四角い形のチョコレートでおなじみの「チロルチョコ」。1962(昭和37)年の発売から長年にわたって愛されている定番商品だが、さまざまな味の商品を開発し、セブン-イレブンとの限定コラボ商品「ガンダム30周年記念シリーズ」を発売するなど、時代のニーズをとらえた商品展開にも積極的に取り組んでいる。
「目新しいこと」にこだわりながら商品が持つ「癒やし」や「安らぎ」を表現
同社はこの秋、人気商品の「きなこもちチョコ」シリーズのプレゼントキャンペーンを行った。対象商品についている応募券をはがきに張って応募すると、抽選で3,000人にきなこチョコの形をしたオリジナルゆたんぽが当たる、というキャンペーンだ。
10月11日には、朝日新聞朝刊にキャンペーンの告知広告を出稿した。ウェブ上に告知ページを設けたほか、雑誌数誌にも広告を掲載した。だが、あくまでも告知のメーンは新聞広告で展開したという。
チロルチョコ代表取締役の松尾利彦氏は「キャンペーンの告知では、こちらは内容をしっかり伝えたいし、応募する側も活字できちんと確認したいはず。テレビCMなどではあっという間に流れていってしまいますが、活字媒体ならばゆっくりと見ることができる」と説明する。
広告は、記事下3段の見開きと、右紙面に5段分がせり出したような逆L字形の変形広告。「ありきたりな広告にはしたくなかった。
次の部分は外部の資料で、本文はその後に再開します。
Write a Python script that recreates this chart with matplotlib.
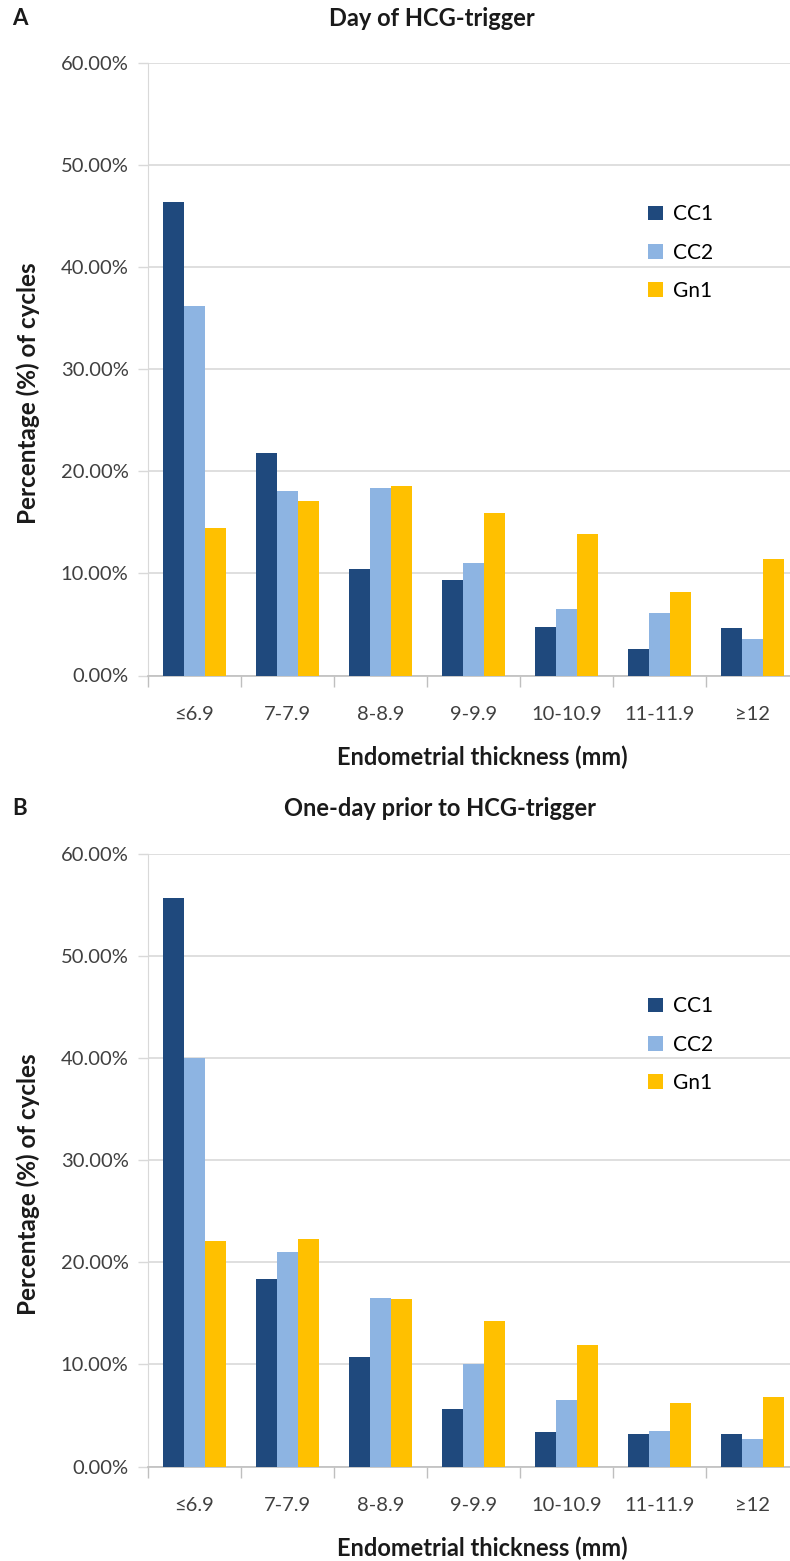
import matplotlib.pyplot as plt
import numpy as np

# data (percent of cycles)
categories = ['≤6.9', '7-7.9', '8-8.9', '9-9.9', '10-10.9', '11-11.9', '≥12']
series = ['CC1', 'CC2', 'Gn1']

day_cc1 = [46.4, 21.8, 10.4, 9.4, 4.8, 2.6, 4.7]
day_cc2 = [36.2, 18.1, 18.4, 11.0, 6.5, 6.1, 3.6]
day_gn1 = [14.5, 17.1, 18.6, 15.9, 13.9, 8.2, 11.4]

prior_cc1 = [55.7, 18.4, 10.7, 5.6, 3.4, 3.2, 3.2]
prior_cc2 = [40.0, 21.0, 16.5, 10.0, 6.5, 3.5, 2.7]
prior_gn1 = [22.1, 22.3, 16.4, 14.3, 11.9, 6.2, 6.8]

colors = ['#1F497D', '#8DB4E2', '#FFC000']
fonts = ['Lato', 'DejaVu Sans']
plt.rcParams['font.family'] = fonts

W, H = 790, 1561
fig = plt.figure(figsize=(W / 100, H / 100), dpi=100)


def px(x, y):
    return x / W, 1 - y / H


def panel(top, bottom, letter, title, title_x, data, leg_y):
    l = 148 / W
    w = 651 / W
    ax = fig.add_axes([l, 1 - bottom / H, w, (bottom - top) / H])
    x = np.arange(len(categories))
    bw = 0.226
    for k, vals in enumerate(data):
        ax.bar(x + (k - 1) * bw, vals, bw, color=colors[k], label=series[k], zorder=3)
    ax.set_xlim(-0.5, len(categories) - 0.5)
    ax.set_ylim(0, 60)
    ax.set_yticks(np.arange(0, 61, 10))
    ax.set_yticklabels([f'{v:.2f}%' for v in np.arange(0, 61, 10)])
    ax.yaxis.grid(True, color='#D9D9D9', lw=1.2, zorder=0)
    ax.set_xticks(np.arange(-0.5, len(categories)), minor=False)
    ax.set_xticklabels([])
    ax.set_xticks(x, minor=True)
    ax.set_xticklabels(categories, minor=True)
    ax.tick_params(axis='x', which='major', length=8, color='#BFBFBF', width=1)
    ax.tick_params(axis='x', which='minor', length=0, pad=22, labelsize=14.5, labelcolor='#404040')
    ax.tick_params(axis='y', length=7, color='#D9D9D9', width=1, pad=7,
                   labelsize=14.5, labelcolor='#404040')
    for s in ['top', 'right']:
        ax.spines[s].set_visible(False)
    ax.spines['left'].set_color('#D9D9D9')
    ax.spines['bottom'].set_color('#BFBFBF')
    ax.spines['bottom'].set_linewidth(1.2)

    fig.text(*px(482, bottom + 82), 'Endometrial thickness (mm)', ha='center', va='center',
             fontsize=17, fontweight='bold', color='#1a1a1a')
    fig.text(*px(28, top + 330), 'Percentage (%) of cycles', ha='center',
             va='center', rotation=90, fontsize=17.5, fontweight='bold', color='#1a1a1a')
    fig.text(*px(20, top - 45), letter, ha='center', va='center', fontsize=16,
             fontweight='bold', color='#1a1a1a')
    fig.text(*px(title_x, top - 45), title, ha='center', va='center', fontsize=17,
             fontweight='bold', color='#1a1a1a')

    ax.legend(loc='upper left', bbox_to_anchor=((640 - 148) / 651, 1 - (leg_y - top) / (bottom - top)),
              frameon=False, fontsize=15, handlelength=0.7, handleheight=0.7,
              handletextpad=0.5, labelspacing=0.88, borderaxespad=0)
    return ax


panel(63.3, 675.5, 'A', 'Day of HCG-trigger', 432, [day_cc1, day_cc2, day_gn1], 196)
panel(854, 1466.5, 'B', 'One-day prior to HCG-trigger', 440, [prior_cc1, prior_cc2, prior_gn1], 988)

fig.savefig('out.png', dpi=100)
スペース自体は大きくなくても、どこかに視覚的なフックがほしいと考えていたところ、朝日新聞でこの変形広告が実施可能とわかり、出稿に踏み切りました」と松尾氏は振り返る。今回は、商品を買った人だけが応募できるクローズドキャンペーンだったが、新聞広告の告知効果もあり、すでに約9万通の応募があるという。
2009年10月11日付 朝刊
2008年9月18日付 朝刊
同社は昨年秋にも、朝日新聞にキャンペーン広告を出稿している。昨年は、「チロルチョこたつ」というこたつが当たるキャンペーンの告知だった。こちらはだれでもが応募できるオープンキャンペーンだったこともあり、40万通近くの応募があった。おばあちゃんとネコがこたつでほっこりしている、ほのぼのとした雰囲気のクリエーティブが印象的だ。今回のきなこチョコのキャンペーン広告も、全体に使われた黄色と、かわいらしいきなこチョコのキャラクターの表情から、温かみが伝わってくる。
「チロルチョコが提供するものには、『癒し』や『安らぎ』といった精神的な部分もあります。そうしたチロルチョコらしさと、景品や広告に関する私たちのアイデアを、長年信頼関係のあるクリエーティブディレクターが形にしています」(松尾氏)。景品がゆたんぽやこたつ、というのも、どこかノスタルジックだ。
今後の広告宣伝戦略について聞くと、「普通のことをするつもりはない。目新しいことにこだわっていきます」。アイデアマンとしても知られる松尾氏は「おもしろいことを思いついたら、やらなくていいと言われても広告を出してしまうかもしれないですね」と、楽しそうに笑った。